Age of Ultron is also packed full of stuff, but somehow, none of it feels all that important. Which is a drag, because I think it made the right decisions going in:

  • It doesn’t pretend that the Avengers are anything other than a superhero team. All the “can these misfits work together?” drama was covered in the last movie, so this one starts right away with a big, complicated fight sequence in which it was clear to everyone that the Avengers were going to win. There’s even dialogue to that effect: one of the bad guys asks whether they can withstand the attack, and a henchman simply replies, “It’s the Avengers.”
  • Knowing that “will they win?” isn’t a valid question, the story puts all of the weight onto character conflict. The reason Scarlet Witch is a threat isn’t because she can overpower them, but that she could cause them all to collapse under their own personal baggage.
  • Even with that, the story knows exactly how far it can take the question of whether they’ll all turn on each other — because we know that even if they do, they’ll work around it by the end — and uses it as an impediment instead of a major crisis. The major crisis instead becomes completely character-driven: they have to deal with the left-over “psychic residue” of the Scarlet Witch’s attacks.
  • And that doesn’t take the form of self-doubt (because again: we’ve already seen them effortlessly taking down bad guys), but questioning what they want. Much more interesting than the question “can I win this fight?” is the question “do I really want to keep fighting?”
  • That cleverly side-steps the whole question of “why is Hawkeye even on this team?” The movie still asks that question outright, and answers it, but the implied answer is even stronger: Hawkeye’s the only one of them who has a “normal” life available to him, which is ostensibly what they’re all fighting for.
  • And that most obviously drives the whole romantic subplot between Black Widow and Bruce Banner, which is handled surprisingly maturely for a “comic book movie.” But it also drives the main plot, which is justifying the creation of Ultron: it states outright that the whole reason for the Avengers to exist is to create a world in which the Avengers don’t need to exist.
  • There’s a party scene that’s presented as if it’s meant to be aspirational: a bunch of clever, beautiful people having fun in a penthouse overlooking Manhattan. The recurring theme — from Rhodey Rhodes’s story about tossing a tank to the various attempt to pick up Thor’s hammer — is how much better these guys have it than “normal people.” The entire rest of the story seems to be questioning that scene: what are they doing, exactly, and why are they doing it? I liked the detail of ending the movie with Avengers Headquarters in a more nondescript, ground-level building outside of Manhattan.
  • “Who would win in a fight?” is a staple of superhero comic books, so we get the huge, destructive showdown between Hulk and Iron Man punching each other through buildings. But it’s framed to be both gratuitous and important to the theme: when the heroes are flying around smashing things, they’re making things worse for the civilians they’re trying to protect.
  • Which ties in yet again with Scarlet Witch & Quicksilver’s story, and puts almost all the emphasis of the climactic fight scene on their efforts to save people, instead of just beating the bad guy. (Which is itself kind of an interesting flip on the fight scene in the first Avengers; the destructive fall-out from that was the basis of a lot of follow-up stories, Daredevil in particular. Here they seem to have actually learned something from the experience). The question isn’t presented as “will they win?” but instead, “how many people will be hurt or killed when they win?”

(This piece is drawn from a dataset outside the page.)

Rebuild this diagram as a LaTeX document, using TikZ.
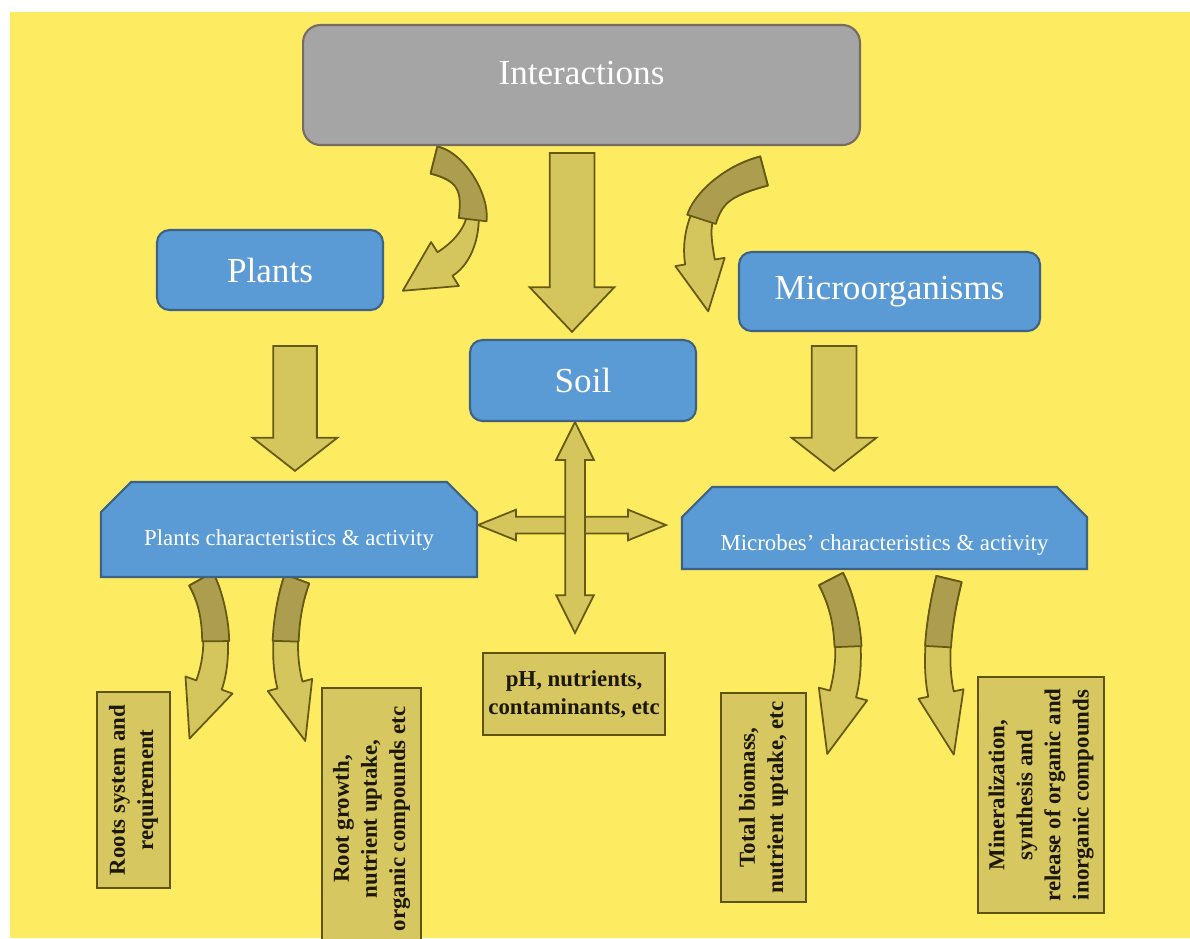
\documentclass[tikz,border=0pt]{standalone}
\usepackage{fontspec}
\setmainfont{Liberation Serif}
\usepackage{tikz}
\usetikzlibrary{shapes.arrows,shapes.misc,calc,positioning}
\definecolor{paper}{RGB}{253,235,98}
\definecolor{interfill}{RGB}{165,165,165}
\definecolor{interline}{RGB}{118,108,98}
\definecolor{bluefill}{RGB}{91,155,213}
\definecolor{blueline}{RGB}{62,98,132}
\definecolor{arrowfill}{RGB}{212,197,92}
\definecolor{arrowdark}{RGB}{172,158,78}
\definecolor{arrowline}{RGB}{102,90,18}
\definecolor{notefill}{RGB}{214,199,96}
\definecolor{noteline}{RGB}{96,84,12}
\definecolor{notetext}{RGB}{28,24,4}
\tikzset{topbox/.style={draw=interline, line width=1.2pt, fill=interfill, rounded corners=0.35cm, inner sep=0pt, text=white, font=\fontsize{20}{24}\selectfont}}
\tikzset{bluebox/.style={draw=blueline, line width=1.2pt, fill=bluefill, rounded corners=0.25cm, inner sep=0pt, text=white, font=\fontsize{20}{24}\selectfont}}
\tikzset{charbox/.style={draw=blueline, line width=1.2pt, fill=bluefill, chamfered rectangle, chamfered rectangle corners={north west,north east}, chamfered rectangle xsep=0.3cm, chamfered rectangle ysep=0.3cm, inner sep=0pt, text=white, font=\fontsize{13}{15}\selectfont}}
\tikzset{notebox/.style={draw=noteline, line width=1.2pt, fill=notefill, inner sep=0pt, text=notetext, align=center, font=\bfseries\fontsize{13}{16}\selectfont}}
\tikzset{blockdown/.style={single arrow, draw=arrowline, line width=1pt, fill=arrowfill, rotate=-90, anchor=tail, inner sep=0pt, text depth=0pt, minimum width=1.66cm}}
\tikzset{bothways/.style={double arrow, draw=arrowline, line width=1pt, fill=arrowfill, inner sep=0pt, text depth=0pt}}
\tikzset{arrowbody/.style={draw=arrowline, line width=1pt, fill=arrowfill, line join=round}}
\newcommand{\bendarrow}[7]{
	\filldraw[arrowbody] ($(#1)!#5!90:(#2)$) .. controls ($(#2)!#5!-90:(#1)$) and ($(#3)!#5!90:(#4)$) .. ($(#4)!#5!-90:(#3)$)
		-- ($(#4)!#6!-90:(#3)$) -- ($(#4)!-#7!(#3)$) -- ($(#4)!#6!90:(#3)$) -- ($(#4)!#5!90:(#3)$)
		.. controls ($(#3)!#5!-90:(#4)$) and ($(#2)!#5!90:(#1)$) .. ($(#1)!#5!-90:(#2)$) -- cycle;
	\coordinate (q1) at ($0.4*(#1)+0.6*(#2)$);
	\coordinate (q2) at ($0.16*(#1)+0.48*(#2)+0.36*(#3)$);
	\coordinate (q3) at ($0.064*(#1)+0.288*(#2)+0.432*(#3)+0.216*(#4)$);
	\filldraw[arrowbody, fill=arrowdark] ($(#1)!#5!90:(q1)$) .. controls ($(q1)!#5!-90:(#1)$) and ($(q2)!#5!90:(q3)$) .. ($(q3)!#5!-90:(q2)$)
		-- ($(q3)!#5!90:(q2)$) .. controls ($(q2)!#5!-90:(q3)$) and ($(q1)!#5!90:(#1)$) .. ($(#1)!#5!-90:(q1)$) -- cycle;
}

\begin{document}
\begin{tikzpicture}[x=0.02cm, y=-0.02cm]
	\useasboundingbox (0,0) rectangle (1190,938);
	\fill[white] (0,0) rectangle (1190,938);
	\fill[paper] (10,12) rectangle (1190,938);
	
	\bendarrow{434,160}{482,172}{486,238}{445,264}{0.28cm}{0.52cm}{1.0cm}
	\bendarrow{764,171}{700,188}{694,226}{700,262}{0.3cm}{0.5cm}{1.0cm}
	\bendarrow{201,579}{216,606}{221,652}{209,685}{0.27cm}{0.5cm}{1.14cm}
	\bendarrow{297,579}{287,606}{281,652}{290,685}{0.26cm}{0.46cm}{1.16cm}
	\bendarrow{831,579}{848,612}{853,656}{843,694}{0.27cm}{0.5cm}{1.24cm}
	\bendarrow{949,579}{941,612}{933,656}{941,694}{0.26cm}{0.46cm}{1.24cm}
	
	\node[blockdown, minimum height=3.58cm, text height=0.86cm, single arrow head extend=0.4cm, single arrow tip angle=87] (down1) at (572,152) {};
	\node[blockdown, minimum height=2.5cm, text height=0.84cm, single arrow head extend=0.41cm, single arrow tip angle=104] (down2) at (295,345) {};
	\node[blockdown, minimum height=2.5cm, text height=0.86cm, single arrow head extend=0.4cm, single arrow tip angle=104] (down3) at (834,345) {};
	\node[bothways, minimum height=3.76cm, text height=0.3cm, double arrow head extend=0.14cm, double arrow tip angle=44] (hcross) at (572,525) {};
	\node[bothways, rotate=90, minimum height=4.22cm, text height=0.36cm, double arrow head extend=0.18cm, double arrow tip angle=53] (vcross) at (575,527.5) {};
	
	\node[topbox, minimum width=11.14cm, minimum height=2.4cm, text height=0.32cm, text depth=0.36cm] (inter) at (581.5,85) {Interactions};
	\node[bluebox, minimum width=4.52cm, minimum height=1.6cm] (plants) at (270,270) {Plants};
	\node[bluebox, minimum width=4.52cm, minimum height=1.62cm] (soil) at (583,380.5) {Soil};
	\node[bluebox, minimum width=6.02cm, minimum height=1.58cm] (micro) at (889.5,291.5) {Microorganisms};
	\node[charbox, minimum width=7.52cm, minimum height=1.9cm, text height=0.70cm, text depth=0.08cm] (pchar) at (289,529.5) {Plants characteristics \& activity};
	\node[charbox, minimum width=8.1cm, minimum height=1.6cm, text height=0.96cm, text depth=0.08cm] (mchar) at (884.5,528) {Microbes' characteristics \& activity};
	
	\node[notebox, rotate=90, minimum width=3.92cm, minimum height=1.46cm] (roots) at (133.5,790) {Roots system and\\requirement};
	\node[notebox, rotate=90, minimum width=5.24cm, minimum height=1.98cm] (growth) at (371.5,819) {Root growth,\\nutrient uptake,\\organic compounds etc};
	\node[notebox, minimum width=3.64cm, minimum height=1.64cm] (soilprops) at (574,694) {pH, nutrients,\\contaminants, etc};
	\node[notebox, rotate=90, minimum width=4.18cm, minimum height=1.7cm] (biomass) at (763.5,797.5) {Total biomass,\\nutrient uptake, etc};
	\node[notebox, rotate=90, minimum width=4.72cm, minimum height=2.52cm] (minz) at (1041,795) {Mineralization,\\synthesis and\\release of organic and\\inorganic compounds};
\end{tikzpicture}
\end{document}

In theory, it all fits together elegantly, giving the entire movie a nice solid through-line. It’s packed full of characters and sub-plots and franchise set-ups, and nothing feels out of place.

In practice, though, it just kind of drains the urgency out of the whole thing. I kept feeling as if the movie was making assumptions about what I should consider important. Ultron’s plan was never quite clear to me — extinction events and meteors kept getting mentioned, but they just seemed like metaphors — so I could never gauge how dangerous I was supposed to believe he was. I started to wonder whether my lack of a Marvel upbringing was working against me. Would I just “get” how he’s the baddest and most unstoppable of bad guys if I’d read the comics? After all, the Avengers seem to have no problem defeating infinite numbers of robots, vibranium/adamantium enhanced or not.

(I’ve read The Infinity Gauntlet but I still can’t for the life of me understand why people are so excited about even the smallest reference to it. “Is it like their equivalent to Crisis on Infinite Earths?“)

Normally, I’ve got a love/hate relationship with self-awareness in movies and books: it’s not just that I appreciate it when a writer respects my intelligence; I really do believe that it can trigger a kind of connection between the artist and the audience that’s impossible to get from something that’s completely earnest, no matter how honest it is. It’s an acknowledgement of the artificiality of fiction, and an implicit understanding that both the artist and the audience have at least one thing in common: we all know how this works.

But I started to wonder if the self-awareness in Age of Ultron had gone a bit too far into the realm of over-thinking it. It wasn’t arch, or really any other flavor of ironic detachment that you get when an artist feels that he’s better than the material he’s working with. Instead, it just felt kind of weary. The ending felt almost confessional, as if everyone involved would be happier just riding off with Tony Stark and getting out of the Gigantic Multi-feature Franchise business.

Maybe the over-inflated threats, villainous monologues, and crises of self-doubt that get resolved just in time for act 3 are in comic book stories because they need to be there. Maybe they’re not just lazy fallbacks that we’ve seen too many times already; maybe their familiarity is part of the appeal, why we keep going back for superhero stories in the first place.

I’ve said before that I was always more a DC guy than a Marvel guy. What’s been great about all the (good) Marvel adaptations is that you get a real sense of how excited people are about these characters. It’s as if they’re sharing their childhoods with us. That enthusiasm was in the first Avengers movie. Age of Ultron is still good, but it feels like they got all that enthusiasm out of their system. Which is a bizarre thing to say about a movie in which the Hulk and a witch fight legions of robots on a floating city, but there you have it.